What is required:
In the lines below, output everything from the first line through the line containing "mec='#FF0000', mew=3, label='Total" exactly as it is. Pictures are not part of the output.

Given material:
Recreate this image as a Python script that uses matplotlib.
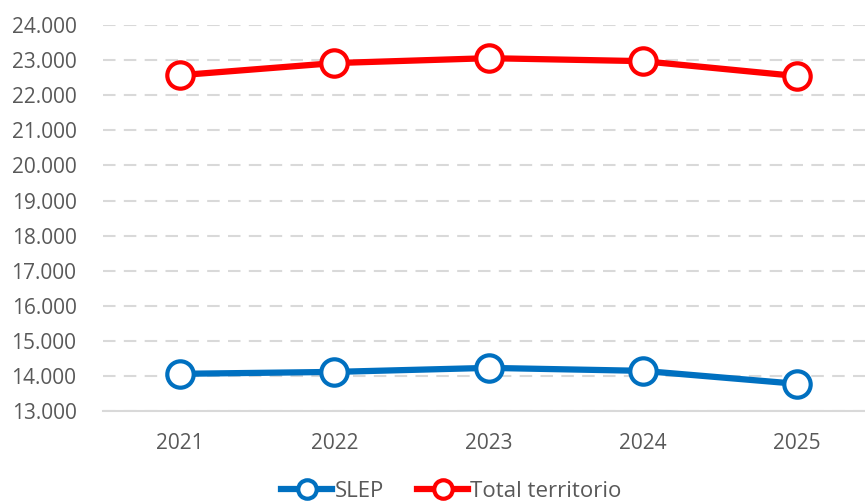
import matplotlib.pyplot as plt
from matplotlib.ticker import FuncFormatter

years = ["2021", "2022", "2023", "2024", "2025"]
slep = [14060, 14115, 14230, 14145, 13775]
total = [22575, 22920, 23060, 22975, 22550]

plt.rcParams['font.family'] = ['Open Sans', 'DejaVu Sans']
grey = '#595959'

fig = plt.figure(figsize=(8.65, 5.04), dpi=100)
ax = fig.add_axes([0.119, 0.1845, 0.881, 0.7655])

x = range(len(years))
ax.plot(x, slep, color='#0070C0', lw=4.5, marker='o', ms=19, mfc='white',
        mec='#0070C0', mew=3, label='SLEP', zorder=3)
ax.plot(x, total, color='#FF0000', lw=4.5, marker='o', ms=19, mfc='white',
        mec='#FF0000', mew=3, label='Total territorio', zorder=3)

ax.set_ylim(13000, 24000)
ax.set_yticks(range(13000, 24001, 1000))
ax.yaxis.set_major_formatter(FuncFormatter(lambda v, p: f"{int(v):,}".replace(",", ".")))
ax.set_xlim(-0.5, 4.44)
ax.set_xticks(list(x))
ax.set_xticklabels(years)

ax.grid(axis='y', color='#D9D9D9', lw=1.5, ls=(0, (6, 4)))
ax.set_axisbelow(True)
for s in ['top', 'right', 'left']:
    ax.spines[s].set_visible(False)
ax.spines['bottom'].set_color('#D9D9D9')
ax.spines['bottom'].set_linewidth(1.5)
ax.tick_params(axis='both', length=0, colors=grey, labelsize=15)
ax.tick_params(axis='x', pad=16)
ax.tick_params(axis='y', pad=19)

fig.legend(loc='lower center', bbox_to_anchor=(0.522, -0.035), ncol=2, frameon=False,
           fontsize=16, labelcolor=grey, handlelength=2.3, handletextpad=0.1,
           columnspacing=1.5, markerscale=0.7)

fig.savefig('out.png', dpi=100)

Result:
Recreate this image as a Python script that uses matplotlib.
import matplotlib.pyplot as plt
from matplotlib.ticker import FuncFormatter

years = ["2021", "2022", "2023", "2024", "2025"]
slep = [14060, 14115, 14230, 14145, 13775]
total = [22575, 22920, 23060, 22975, 22550]

plt.rcParams['font.family'] = ['Open Sans', 'DejaVu Sans']
grey = '#595959'

fig = plt.figure(figsize=(8.65, 5.04), dpi=100)
ax = fig.add_axes([0.119, 0.1845, 0.881, 0.7655])

x = range(len(years))
ax.plot(x, slep, color='#0070C0', lw=4.5, marker='o', ms=19, mfc='white',
        mec='#0070C0', mew=3, label='SLEP', zorder=3)
ax.plot(x, total, color='#FF0000', lw=4.5, marker='o', ms=19, mfc='white',
        mec='#FF0000', mew=3, label='Total territorio', zorder=3)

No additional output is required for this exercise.